E a coisa não seria preocupante se o Executivo da cidade de Lisboa eleito pelo PS não mostrasse tanto desconhecimento da cidade de Lisboa. Medina apelidou-a de «fábrica de talentos», uma cidade num momento extraordinário, de grande competitividade e oportunidade, uma cidade que atravessa dos melhores momentos de sempre. E foi preciso apenas acesso à internet e 5 minutos para contrariar quase 20 minutos de auto-bajulação:

No entanto, entre 1989 e 2009, a taxa de pobreza na região de Lisboa subiu cerca de 80%, o que poderá ser explicado pela emergência de novas formas de pobreza, particularmente associadas às grandes concentrações urbanas e ao desemprego. O estudo publicado em 2012 pode ser lido aqui.

230 trabalhadores despedidos no 2º semestre 2016 no concelho de Lisboa e incluídos em processos de despedimentos colectivos. 48% eram trabalhadores de empresas de pequena dimensão.

49,7% dos desempregados de longa duração entre os 35-54 anos valor relativo ao 2º trimestre de 2016 e referente ao número de inscritos nos centros de emprego de Lisboa. (Dados do Observatório da Luta contra a Pobreza na Cidade de Lisboa)

De acordo com dados do Instituto da Segurança Social, entre 2006 e 2012, o número de famílias beneficiárias do Rendimento Social de Inserção (RSI) no distrito de Lisboa quase triplicou, passando de 13 mil para 31 mil.

Sobre isto, Fernando Medina responde que os dados não têm respaldo na realidade. (????) E diz-se espantado, quando questionado directamente sobre o motivo pelo qual não se dirigiu aos trabalhadores da hotelaria e turismo que se manifestavam por melhores salários e mais direitos quando foi inaugurar a convenção de turismo mas se limitou a receber aplausos dos empresários.
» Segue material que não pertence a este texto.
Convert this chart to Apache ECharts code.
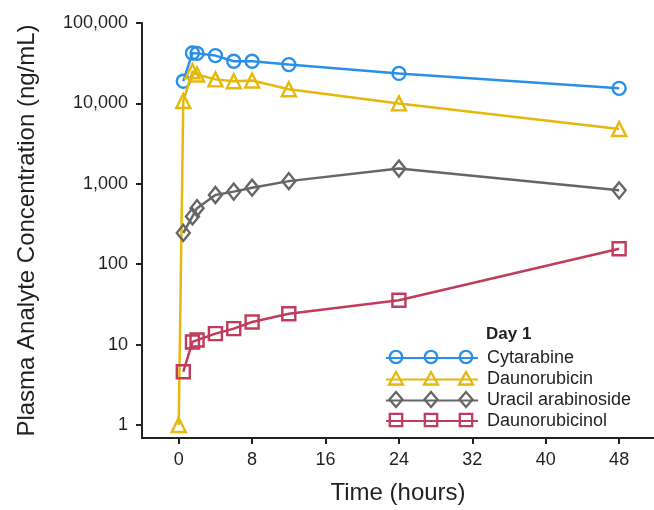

Espantado porque acha que não é de esquerda não defender os empresários. Porque acha que não é de esquerda defender a web summit. Porque acha que não é de esquerda respaldar as políticas da Câmara Municipal que têm levado a cidade de Lisboa a um autêntico estado de sítio.

Não, não é preciso ser-se de Lisboa. Infelizmente é preciso ir viver para Lisboa ou trabalhar para Lisboa para conseguir trabalhar na área que se gosta (ou trabalhar de todo, em alguns casos). Mas é verdade que, não sendo de Lisboa, também se torna mais difícil (cada vez mais) poder permanecer aqui. Porque por mais pedras que lancem e anúncios que façam, as rendas continuam a subir (com uma ajuda preciosa na especulação imobiliária por parte da Câmara), os preços nos cafés, restaurantes e cinemas continuam a subir (sim, só há um cinema municipal na capital do país), os museus e teatros estão praticamente todos privatizados, a rede de transportes não funciona, os salários não acompanham o aumento do custo de vida da cidade.

Esta febre de Lisboa Valley, vendida como uma cidade moderna e atractiva, só existe na cabeça de uns quantos. Não gera emprego, não gera qualidade de vida, não gera bem estar. E começa a gerar essa sobranceria desgraçada que fica muito mal a um representante eleito mas que revela muito bem a política classista a que está votada a cidade e o município.

Vê-se para quem é Lisboa. Para este executivo do PS, Lisboa não é certamente para a classe trabalhadora.